White Cube

Andreas Golder

16 Jan - 21 Feb 2009

© Andreas Golder
Bauchladen, 2008
Oil and lacquer on cotton
78 3/4 x 70 7/8 in. (200 x 180 cm)
Photo: Stephen White
ANDREAS GOLDER
"Surgite mortui venite ad Judicium"

16 Jan—21 Feb 2009
Inside the White Cube

White Cube Hoxton Square is pleased to present the work of Berlin-based artist Andreas Golder in his first exhibition at the gallery. Golder’s paintings and sculpture oscillate between figurative forms and broadly worked abstract passages in both naturalistic and expressive idioms.
Golder introduces a variety of pictorial styles and techniques, adds allusions to a range of culture sources, from the paintings of Hieronymous Bosch, Lovis Corinth and Philip Guston to the zombie movies of George A Romero, and allows all of these elements to collide in a single painting.
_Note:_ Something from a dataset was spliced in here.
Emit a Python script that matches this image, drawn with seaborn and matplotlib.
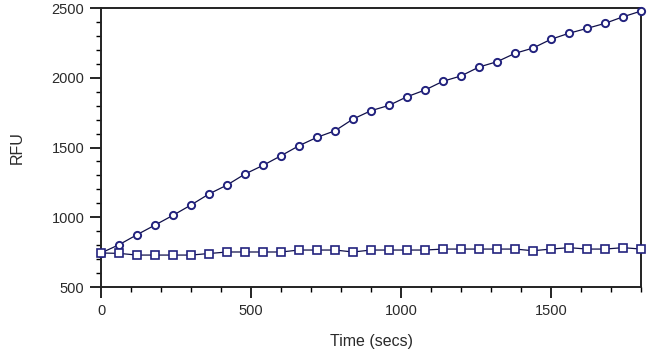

Working within the memento mori tradition in western culture, the works’ dark vision confronts the transience of life and the inevitability of death through a contemporary reworking of the grotesque. In Zeitgeist, a skeletal figure genuflects as if at the base of the Crucifixion, while the backdrop of glaring light bulbs suggests a modern-day setting. Likewise, in Economy, the traditional composition of the Last Supper is reworked as a monstrous feast in a backdrop that brings to mind a nightclub. But even in this picture the narrative element is overwhelmed by the physicality of the medium: the realistic rendering of elements of the figures – the skulls, eyeballs and tongues – is besmirched by splashes and smears of oil paint cast across the scene. Golder has described his work as occupying an ‘area between the realistic and the abstract, the physical and the metaphysical; my paintings are another way of telling a story or a view of the world’. The Last Guest is the first in a series of new sculptures, which Golder considers a three-dimensional rendering of the paintings’ gruesome tableaux. A misshapen skeletal figure, lying in a pathetic heap on the gallery floor, looks up pleadingly as if to implore the viewer not to banish him from the scene.
Andreas Golder was born in Ekaterinburg, Russia in 1979, and lives and works in Berlin, Germany. Recent exhibitions include ‘It has my name of it’ solo exhibition at ARKEN Museum of Modern Art, Copenhagen, Denmark (2007), PAINT-O-RAMA (group show) at the Stadtgalerie Kiel, Germany (2006) and Liverpool Biennial Independents 2004.